Assertion: In case of charged spherical shells, E-r graph is discontinuous while V-r graph is continuous
Reason: According to Gauss's theorem only the charge inside a closed surface can produce electric field at some point.

To solve the question, we need to analyze the assertion and the reason provided, and then determine their validity based on the principles of electrostatics, particularly focusing on charged spherical shells. ### Step-by-Step Solution: 1. **Understanding the Assertion**: - The assertion states that in the case of charged spherical shells, the electric field (E) versus radius (r) graph is discontinuous, while the potential (V) versus radius (r) graph is continuous. - For a charged spherical shell, inside the shell (r < R, where R is the radius of the shell), the electric field is zero. Outside the shell (r > R), the electric field behaves as if all the charge were concentrated at the center (E = kQ/r²). - Thus, the electric field graph shows a jump from 0 (inside) to kQ/R² (on the surface) and then follows the kQ/r² curve outside, indicating a discontinuity at r = R. 2. **Analyzing the Potential**: - The electric potential inside the shell remains constant (V = kQ/R) since the electric field is zero. At the surface, the potential is also kQ/R, and outside the shell, it decreases as V = kQ/r. - Therefore, the potential graph is continuous across the boundary at r = R, as it does not have a jump; it remains constant inside and matches the value at the surface. 3. **Understanding the Reason**: - The reason states that according to Gauss's theorem, only the charge inside a closed surface can produce an electric field at some point. - This statement is partially true but misleading.

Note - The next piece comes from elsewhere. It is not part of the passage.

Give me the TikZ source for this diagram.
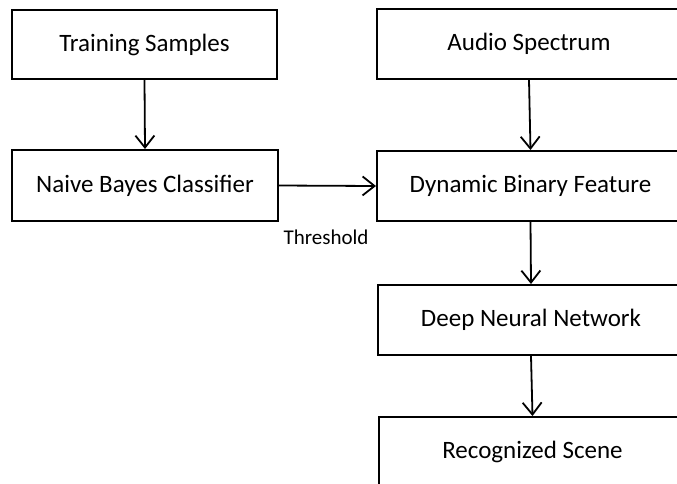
\documentclass[tikz,border=0pt]{standalone}
\usepackage{fontspec}
\setmainfont{Carlito}
\usetikzlibrary{arrows.meta}
\begin{document}
\begin{tikzpicture}[x=1pt,y=1pt,
  box/.style={draw=black,line width=2pt,minimum height=70pt,inner sep=0pt,
    font=\fontsize{25}{30}\selectfont},
  conn/.style={line width=1.8pt,-{Straight Barb[length=12pt,width=19pt,line width=1.8pt]}}]
\useasboundingbox (0,0) rectangle (677,-483);
\clip (0,0) rectangle (677,-483);
\fill[white] (0,0) rectangle (677,-483);
\node[box,minimum width=265pt,minimum height=69pt] (ts) at (144.5,-44.5) {Training Samples};
\node[box,minimum width=266pt,minimum height=71pt] (nb) at (145,-185.5) {Naive Bayes Classifier};
\node[box,minimum width=304pt] (as) at (529,-44) {Audio Spectrum};
\node[box,minimum width=307pt] (dbf) at (530.5,-186) {Dynamic Binary Feature};
\node[box,minimum width=306pt] (dnn) at (531,-320) {Deep Neural Network};
\node[box,minimum width=307pt] (rs) at (532.5,-452) {Recognized Scene};
\node[font=\fontsize{21}{25}\selectfont,inner sep=0pt] (thr) at (326,-237) {Threshold};
\draw[conn] (ts.south) -- (nb.north);
\draw[conn] (as.south) -- (dbf.north);
\draw[conn] (nb.east) -- (dbf.west);
\draw[conn] (dbf.south) -- (dnn.north);
\draw[conn] (dnn.south) -- (rs.north);
\end{tikzpicture}
\end{document}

While it is correct that only the enclosed charge contributes to the electric field at a point inside the Gaussian surface, charges outside the surface can still influence the electric field at points outside the surface. 4. **Conclusion**: - The assertion is true because the E-r graph is indeed discontinuous while the V-r graph is continuous. - The reason is false because it incorrectly implies that charges outside a closed surface cannot produce an electric field at points outside that surface. ### Final Answer: - The assertion is true, and the reason is false.